- What is needed
Write out again, word for word, the lines below from the line that holds "Write the Bokeh code for this chart." through the line that holds "min_border_right=54, min_border_top=70, min_border_bottom=35)", omitting pictures.

- Records provided
————————

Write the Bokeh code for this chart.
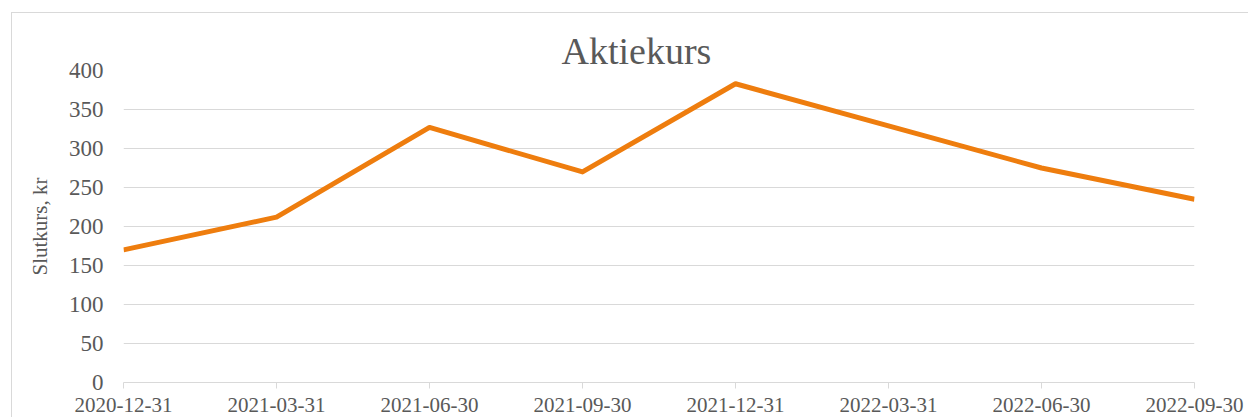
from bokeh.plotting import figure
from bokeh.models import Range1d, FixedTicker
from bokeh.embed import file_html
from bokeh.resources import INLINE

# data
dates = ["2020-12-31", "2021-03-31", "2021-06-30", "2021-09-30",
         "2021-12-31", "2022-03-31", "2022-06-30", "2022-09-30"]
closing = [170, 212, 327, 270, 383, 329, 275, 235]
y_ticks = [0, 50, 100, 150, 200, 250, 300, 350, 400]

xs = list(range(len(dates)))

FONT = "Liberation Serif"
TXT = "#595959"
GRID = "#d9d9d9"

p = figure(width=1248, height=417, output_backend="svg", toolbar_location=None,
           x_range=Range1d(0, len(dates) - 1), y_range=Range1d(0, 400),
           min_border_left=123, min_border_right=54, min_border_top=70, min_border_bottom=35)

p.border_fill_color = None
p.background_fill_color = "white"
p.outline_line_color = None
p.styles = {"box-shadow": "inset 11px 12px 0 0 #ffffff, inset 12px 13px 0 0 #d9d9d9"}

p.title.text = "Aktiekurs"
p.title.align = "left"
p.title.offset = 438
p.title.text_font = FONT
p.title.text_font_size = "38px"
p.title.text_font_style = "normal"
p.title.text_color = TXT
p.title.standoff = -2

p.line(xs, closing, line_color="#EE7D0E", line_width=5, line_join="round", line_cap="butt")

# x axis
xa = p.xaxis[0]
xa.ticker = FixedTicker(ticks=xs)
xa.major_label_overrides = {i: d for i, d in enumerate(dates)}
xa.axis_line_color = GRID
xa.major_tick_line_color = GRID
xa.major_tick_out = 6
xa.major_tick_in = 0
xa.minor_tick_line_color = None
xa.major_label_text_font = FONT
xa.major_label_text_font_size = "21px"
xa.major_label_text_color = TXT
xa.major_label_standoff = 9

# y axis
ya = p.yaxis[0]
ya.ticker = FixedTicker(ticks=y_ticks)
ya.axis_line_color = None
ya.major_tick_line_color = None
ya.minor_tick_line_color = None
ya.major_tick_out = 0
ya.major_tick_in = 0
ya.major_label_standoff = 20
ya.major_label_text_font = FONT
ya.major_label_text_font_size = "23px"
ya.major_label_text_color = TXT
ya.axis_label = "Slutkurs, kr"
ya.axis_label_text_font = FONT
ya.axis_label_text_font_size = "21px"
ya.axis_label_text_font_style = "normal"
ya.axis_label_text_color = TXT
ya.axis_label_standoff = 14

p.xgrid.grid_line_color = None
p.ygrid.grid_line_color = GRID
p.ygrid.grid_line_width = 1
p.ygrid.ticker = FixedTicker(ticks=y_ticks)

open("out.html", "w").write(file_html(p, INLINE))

————————

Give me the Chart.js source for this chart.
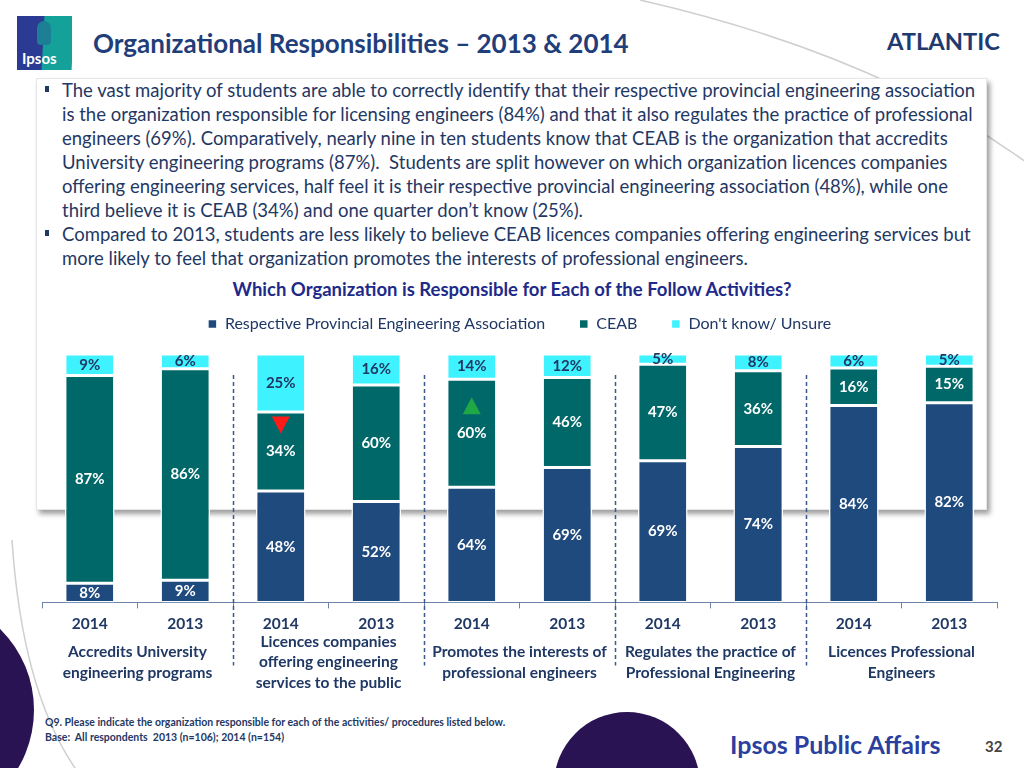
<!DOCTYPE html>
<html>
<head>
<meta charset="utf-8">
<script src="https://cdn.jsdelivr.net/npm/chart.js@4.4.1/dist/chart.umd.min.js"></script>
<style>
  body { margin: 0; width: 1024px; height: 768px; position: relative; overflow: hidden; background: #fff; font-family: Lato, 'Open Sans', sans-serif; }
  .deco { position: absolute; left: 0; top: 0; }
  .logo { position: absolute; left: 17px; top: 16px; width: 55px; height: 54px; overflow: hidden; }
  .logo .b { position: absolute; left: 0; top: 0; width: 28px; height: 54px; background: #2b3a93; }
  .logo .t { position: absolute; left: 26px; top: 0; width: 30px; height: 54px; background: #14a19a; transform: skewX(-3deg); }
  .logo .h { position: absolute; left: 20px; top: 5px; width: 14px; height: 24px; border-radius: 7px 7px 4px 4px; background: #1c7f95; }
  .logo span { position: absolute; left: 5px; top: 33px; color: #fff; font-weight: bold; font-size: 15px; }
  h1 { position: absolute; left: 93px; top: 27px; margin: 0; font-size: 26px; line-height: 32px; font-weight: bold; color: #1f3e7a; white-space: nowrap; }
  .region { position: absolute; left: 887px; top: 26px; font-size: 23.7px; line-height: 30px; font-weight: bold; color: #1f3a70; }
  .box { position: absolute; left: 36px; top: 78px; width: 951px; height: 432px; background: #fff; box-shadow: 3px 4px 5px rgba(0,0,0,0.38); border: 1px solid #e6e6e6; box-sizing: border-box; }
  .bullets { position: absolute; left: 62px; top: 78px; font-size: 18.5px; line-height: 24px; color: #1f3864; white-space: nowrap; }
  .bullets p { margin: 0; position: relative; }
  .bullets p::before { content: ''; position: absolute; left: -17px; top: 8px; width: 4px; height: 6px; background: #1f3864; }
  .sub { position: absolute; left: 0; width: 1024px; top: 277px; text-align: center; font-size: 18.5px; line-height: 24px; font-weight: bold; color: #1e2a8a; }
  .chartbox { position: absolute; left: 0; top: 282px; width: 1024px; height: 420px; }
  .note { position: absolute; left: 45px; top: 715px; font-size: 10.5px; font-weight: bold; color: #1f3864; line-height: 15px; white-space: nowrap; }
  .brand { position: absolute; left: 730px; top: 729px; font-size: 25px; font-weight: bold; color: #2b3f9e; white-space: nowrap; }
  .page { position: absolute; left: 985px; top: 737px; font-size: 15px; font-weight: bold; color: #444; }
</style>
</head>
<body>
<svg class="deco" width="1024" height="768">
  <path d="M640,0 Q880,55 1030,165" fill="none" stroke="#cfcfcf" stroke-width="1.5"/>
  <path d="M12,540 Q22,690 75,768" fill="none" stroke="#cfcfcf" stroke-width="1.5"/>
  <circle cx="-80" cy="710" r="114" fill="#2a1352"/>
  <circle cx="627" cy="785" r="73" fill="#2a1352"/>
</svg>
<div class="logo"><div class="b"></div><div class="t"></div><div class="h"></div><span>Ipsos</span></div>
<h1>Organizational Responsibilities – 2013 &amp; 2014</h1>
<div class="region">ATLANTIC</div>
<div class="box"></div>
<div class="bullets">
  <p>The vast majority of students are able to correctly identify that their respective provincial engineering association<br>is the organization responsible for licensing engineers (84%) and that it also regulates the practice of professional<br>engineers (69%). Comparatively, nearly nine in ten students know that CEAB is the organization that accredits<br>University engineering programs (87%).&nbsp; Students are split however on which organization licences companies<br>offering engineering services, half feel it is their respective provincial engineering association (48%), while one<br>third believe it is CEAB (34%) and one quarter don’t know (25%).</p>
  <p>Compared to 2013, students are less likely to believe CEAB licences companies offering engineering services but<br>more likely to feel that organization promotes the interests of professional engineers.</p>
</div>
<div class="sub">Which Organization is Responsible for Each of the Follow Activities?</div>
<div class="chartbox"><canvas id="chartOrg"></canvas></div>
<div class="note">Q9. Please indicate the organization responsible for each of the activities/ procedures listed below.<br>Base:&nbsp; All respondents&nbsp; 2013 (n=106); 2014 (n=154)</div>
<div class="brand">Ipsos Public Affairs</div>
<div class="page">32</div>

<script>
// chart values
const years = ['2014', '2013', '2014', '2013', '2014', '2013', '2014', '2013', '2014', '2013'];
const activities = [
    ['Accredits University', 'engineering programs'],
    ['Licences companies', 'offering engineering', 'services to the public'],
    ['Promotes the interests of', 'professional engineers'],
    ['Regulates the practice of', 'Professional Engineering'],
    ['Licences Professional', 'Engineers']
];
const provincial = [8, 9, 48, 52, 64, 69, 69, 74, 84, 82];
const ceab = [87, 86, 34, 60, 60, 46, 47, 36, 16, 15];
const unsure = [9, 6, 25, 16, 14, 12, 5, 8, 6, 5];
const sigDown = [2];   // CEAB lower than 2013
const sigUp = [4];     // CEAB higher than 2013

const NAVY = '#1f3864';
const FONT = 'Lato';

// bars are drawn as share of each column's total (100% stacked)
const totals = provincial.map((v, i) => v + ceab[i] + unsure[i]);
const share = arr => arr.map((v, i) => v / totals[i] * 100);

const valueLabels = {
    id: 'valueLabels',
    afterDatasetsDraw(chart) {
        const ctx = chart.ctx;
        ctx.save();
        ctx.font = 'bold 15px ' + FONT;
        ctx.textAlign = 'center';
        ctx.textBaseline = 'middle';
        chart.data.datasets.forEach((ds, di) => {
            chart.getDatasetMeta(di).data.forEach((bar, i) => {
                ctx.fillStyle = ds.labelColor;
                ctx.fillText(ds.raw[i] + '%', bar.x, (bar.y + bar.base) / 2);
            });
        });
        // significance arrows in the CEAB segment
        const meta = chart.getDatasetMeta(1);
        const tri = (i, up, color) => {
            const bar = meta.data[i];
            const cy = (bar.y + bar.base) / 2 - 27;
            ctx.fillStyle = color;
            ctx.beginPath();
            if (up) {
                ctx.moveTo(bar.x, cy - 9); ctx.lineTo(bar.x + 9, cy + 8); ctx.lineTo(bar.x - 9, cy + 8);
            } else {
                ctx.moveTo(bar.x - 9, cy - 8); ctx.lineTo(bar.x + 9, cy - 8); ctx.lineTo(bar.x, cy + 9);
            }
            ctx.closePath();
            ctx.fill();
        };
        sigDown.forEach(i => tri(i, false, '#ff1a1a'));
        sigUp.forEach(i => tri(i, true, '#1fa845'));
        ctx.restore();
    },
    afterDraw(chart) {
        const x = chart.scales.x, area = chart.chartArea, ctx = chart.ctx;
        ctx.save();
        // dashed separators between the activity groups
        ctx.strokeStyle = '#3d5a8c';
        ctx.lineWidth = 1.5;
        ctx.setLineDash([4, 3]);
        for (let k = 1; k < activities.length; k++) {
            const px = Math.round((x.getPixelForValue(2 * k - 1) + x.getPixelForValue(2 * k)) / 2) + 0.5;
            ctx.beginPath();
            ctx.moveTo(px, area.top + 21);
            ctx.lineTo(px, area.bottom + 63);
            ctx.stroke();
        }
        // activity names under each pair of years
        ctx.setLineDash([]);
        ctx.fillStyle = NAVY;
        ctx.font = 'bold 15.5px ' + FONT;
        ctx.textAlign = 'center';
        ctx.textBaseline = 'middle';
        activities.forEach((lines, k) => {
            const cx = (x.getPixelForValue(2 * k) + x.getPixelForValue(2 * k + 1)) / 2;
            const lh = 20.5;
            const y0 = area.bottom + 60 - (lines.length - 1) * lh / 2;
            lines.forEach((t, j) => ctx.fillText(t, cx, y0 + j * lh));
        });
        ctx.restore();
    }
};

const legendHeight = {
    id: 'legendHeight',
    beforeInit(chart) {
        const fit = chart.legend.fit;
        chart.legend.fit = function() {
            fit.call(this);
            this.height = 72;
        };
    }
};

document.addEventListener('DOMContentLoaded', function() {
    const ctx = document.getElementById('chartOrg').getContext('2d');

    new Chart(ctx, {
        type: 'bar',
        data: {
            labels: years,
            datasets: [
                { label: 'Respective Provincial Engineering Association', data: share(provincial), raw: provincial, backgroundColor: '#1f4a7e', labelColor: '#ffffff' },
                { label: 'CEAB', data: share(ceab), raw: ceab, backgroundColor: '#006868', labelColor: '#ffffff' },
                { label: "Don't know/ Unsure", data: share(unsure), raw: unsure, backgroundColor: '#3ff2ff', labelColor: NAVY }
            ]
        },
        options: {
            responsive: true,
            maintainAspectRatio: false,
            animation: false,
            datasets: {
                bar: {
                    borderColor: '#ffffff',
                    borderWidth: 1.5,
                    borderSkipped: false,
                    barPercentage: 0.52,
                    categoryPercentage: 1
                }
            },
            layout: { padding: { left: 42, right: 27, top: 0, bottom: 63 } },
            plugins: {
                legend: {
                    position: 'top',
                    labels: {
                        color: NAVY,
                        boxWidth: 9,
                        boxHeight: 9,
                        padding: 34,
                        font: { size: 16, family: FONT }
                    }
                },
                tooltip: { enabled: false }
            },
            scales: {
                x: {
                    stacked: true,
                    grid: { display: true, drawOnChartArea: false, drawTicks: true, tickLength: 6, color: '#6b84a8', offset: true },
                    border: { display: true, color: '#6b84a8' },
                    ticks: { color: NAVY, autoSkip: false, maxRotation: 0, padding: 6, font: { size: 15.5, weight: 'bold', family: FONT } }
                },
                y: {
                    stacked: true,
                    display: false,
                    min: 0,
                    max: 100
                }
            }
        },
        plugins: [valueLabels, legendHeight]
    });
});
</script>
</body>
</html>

————————

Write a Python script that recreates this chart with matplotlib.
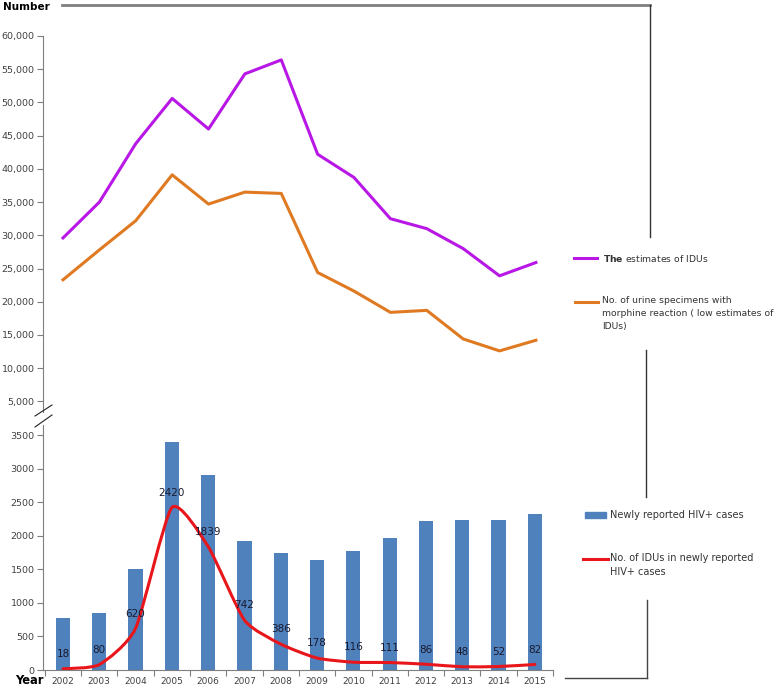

————————

- Expected output
Write the Bokeh code for this chart.
from bokeh.plotting import figure
from bokeh.models import Range1d, FixedTicker
from bokeh.embed import file_html
from bokeh.resources import INLINE

# data
dates = ["2020-12-31", "2021-03-31", "2021-06-30", "2021-09-30",
         "2021-12-31", "2022-03-31", "2022-06-30", "2022-09-30"]
closing = [170, 212, 327, 270, 383, 329, 275, 235]
y_ticks = [0, 50, 100, 150, 200, 250, 300, 350, 400]

xs = list(range(len(dates)))

FONT = "Liberation Serif"
TXT = "#595959"
GRID = "#d9d9d9"

p = figure(width=1248, height=417, output_backend="svg", toolbar_location=None,
           x_range=Range1d(0, len(dates) - 1), y_range=Range1d(0, 400),
           min_border_left=123, min_border_right=54, min_border_top=70, min_border_bottom=35)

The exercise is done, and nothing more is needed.